County keeps ARP funds in reserve

After 15 months, Bartholomew County government has finally received all the money allocated to it from the American Rescue Plan (ARP).

With the final distribution of $8,136,545 now in the county’s coffers, the amount of federal COVID-19 relief funds received since May, 2021, amounts to $16,273,089, county auditor Pia O’Connor said.

Since local government first began receiving this money, O’Connor and her staff have been required to submit a summary of revenue and expenditures every three months. The following financial information, which reflects second quarter 2022 activity, will be submitted to federal authorities by the end of this month, the auditor said.

Early last year, the county learned they would be allowed to recoup a lump sum of $10 million for revenue losses without submitting a detailed accounting of those losses. At the end of June, there was still $6,972,334 left in this category that have not been spent.

Expenses paid out from April through June include a payment of $40,370 for new sanitary sewers, electrical pedestals and upgrades at the Bartholomew County Fairgrounds. Work on the project, which is expected to cost a total of $629,180, should be completed by March, 2023.

The county also has paid $32,865 toward a $1.3 million upgrade of the heating, ventilation and air conditioning system at the Bartholomew County Jail.

The only complete purchase made during the second quarter with ARP funds was for a new van for the nursing division of the Bartholomew County Health Dept., O’Connor said. Her report also indicates that $472,500 has been allocated to reimburse certain nonprofits for their revenue loss.

Prior to the second quarter, federal funds had been used to purchase a new headquarters for the nursing division of the Bartholomew County Health Dept., as well as for establishing vaccine clinics and bonuses for county workers who placed themselves at risk during the initial COVID-19 crisis.

Other approved projects include park improvements ($1 million), township assistance ($1.2 million), rural fire departments ($1.5 million) and countywide broadband service ($4 million).

The county still has $12,529,658 — or nearly 70% of it’s ARP allotment remaining. However, many of these funds will be used to pay off the balance of approved expenditures. The county generally doesn’t make full payment to a vendor or contractor until a project is completed to their satisfaction.

County officials are not under any pressure at this time to spend the ARP funds quickly. The federal government requires only that contracts must be in place by the end of 2024, and that the money is spent by the end of 2026, O’Connor said.

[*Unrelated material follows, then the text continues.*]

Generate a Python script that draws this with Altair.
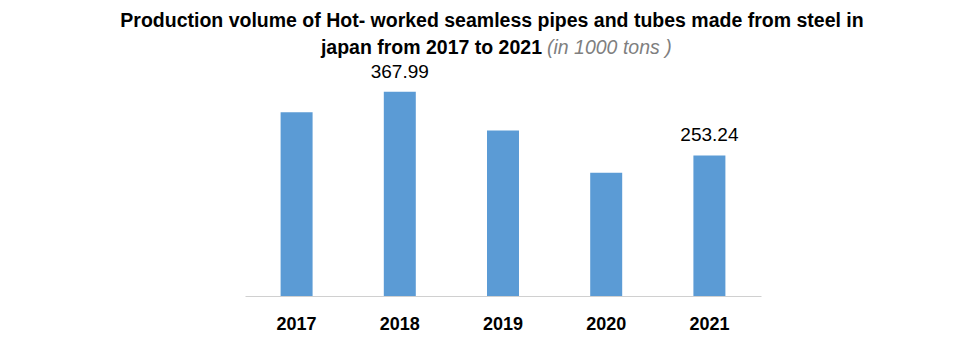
import altair as alt
import pandas as pd

years = ["2017", "2018", "2019", "2020", "2021"]
values = [331.0, 367.99, 298.0, 222.0, 253.24]
labels = ["", "367.99", "", "", "253.24"]

title_line1 = "Production volume of Hot- worked seamless pipes and tubes made from steel in"
title_line2a = "japan from 2017 to 2021"
title_line2b = "(in 1000 tons )"

df = pd.DataFrame({"year": years, "value": values, "label": labels})

FONT = "Liberation Sans"

x_enc = alt.X(
    "year:N",
    sort=years,
    scale=alt.Scale(paddingInner=0.69, paddingOuter=0.345),
    axis=alt.Axis(
        title=None, labelAngle=0, ticks=False, domainColor="#d0d0d0", domainWidth=1,
        labelFont=FONT, labelFontSize=18, labelFontWeight="bold", labelColor="#000000",
        labelPadding=19,
    ),
)
y_enc = alt.Y("value:Q", scale=alt.Scale(domain=[0, 400], nice=False), axis=None)

base = alt.Chart(df)
bars = base.mark_bar(color="#5b9bd5").encode(x=x_enc, y=y_enc)
text = base.mark_text(font=FONT, fontSize=19, color="#000000", baseline="alphabetic", dy=-14).encode(
    x=x_enc, y=y_enc, text="label:N"
)

t1 = alt.Chart(pd.DataFrame({"t": [title_line1]})).mark_text(
    font=FONT, fontSize=19.5, fontWeight="bold", color="#000000", align="center", baseline="alphabetic"
).encode(text="t:N", x=alt.value(247), y=alt.value(-47))
t2a = alt.Chart(pd.DataFrame({"t": [title_line2a]})).mark_text(
    font=FONT, fontSize=19.5, fontWeight="bold", color="#000000", align="right", baseline="alphabetic"
).encode(text="t:N", x=alt.value(297), y=alt.value(-20))
t2b = alt.Chart(pd.DataFrame({"t": [title_line2b]})).mark_text(
    font=FONT, fontSize=19.5, fontStyle="italic", color="#7f7f7f", align="left", baseline="alphabetic"
).encode(text="t:N", x=alt.value(302), y=alt.value(-20))

chart = alt.layer(bars, text, t1, t2a, t2b).properties(
    width=516, height=222,
    autosize=alt.AutoSizeParams(type="none"),
    padding={"left": 245, "top": 74, "right": 219, "bottom": 46},
    background="#ffffff",
).configure_view(stroke=None)

chart.save("out.html", embed_options={"renderer": "svg", "actions": False})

Bartholomew County government is limited to the following general areas in spending American Rescue Plan funding:

  • To respond to the public health emergency with respect to COVID-19 or its negative economic impacts. This could include assistance to households, small business, nonprofits, or to aid impacted industries such as tourism, travel and hospitality.
  • To respond to workers performing essential work during the public health emergency by providing premium pay to eligible workers of Columbus, Bartholomew County government, and non-entitlement units of local government. The funds could also provide grants to certain employers who have eligible workers who perform essential work.
  • For the provision of government services to the extent of the reduction in revenue to Columbus, Bartholomew County government, and non-entitlement units of local government, due to the COVID-19 public health emergency. This provision would be relative to revenues collected in the most recent full fiscal year of the local governments.
  • To make necessary investments in water, sewer or broadband infrastructure as approved by the U.S. Treasury.

However, the county is prohibited from using this money to lower taxes, to increase pension funds or finance general county government expenses.